Me sorprendo a mí mismo mirando por la ventana. Observando como las nubes corren por el cielo y los pinos se mueven al vaivén del viento frío que se levanta estos días, jugando con las sombras sobre el césped. Nada del otro mundo, la verdad. No es nuevo ni atípico que ocurra donde ocurre, pero aún así me sorprendo al verme correr por la parcela, con mis amigos delante (yo siempre fui el último) jugando a vete saber qué juego; como si no hubiera pasado el tiempo. Como si aún fuéramos aquellos niños traviesos que jugaban por Roche y que conocían cada obra, cada descampado, cada parcela, cada cabaña… cada recoveco en el que esconderse en una urbanización que era nuestra casa y nuestro campo de juego.

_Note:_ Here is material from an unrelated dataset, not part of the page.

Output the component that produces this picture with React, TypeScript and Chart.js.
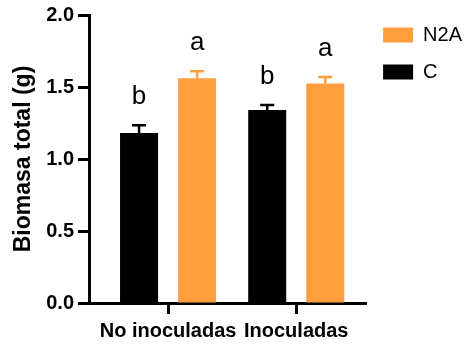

Y me sorprendo porque hoy no veo a niños corriendo por el campo, llenándose de barro en los charcos y partiendo sus pantalones. Hoy veo niños conectados a sus teléfonos y ordenadores, jugando a juegos virtuales donde no podrán hacerse más daño que haberse quedado sin infancia. A lo mejor, simplemente, es una infancia diferente, pero veo a los niños dejar de ser niños y convertirse en adultos demasiado pronto. Preocuparse por cosas que nosotros ni siquiera nos planteábamos.
Puede ser, simplemente, que yo fui excesivamente feliz aquellos años y me gustaría ver a niños siendo cómo fuimos nosotros; sobre todo porque así ganarían lo mismo que ganamos nosotros: una amistad por encima de fisuras y distancias.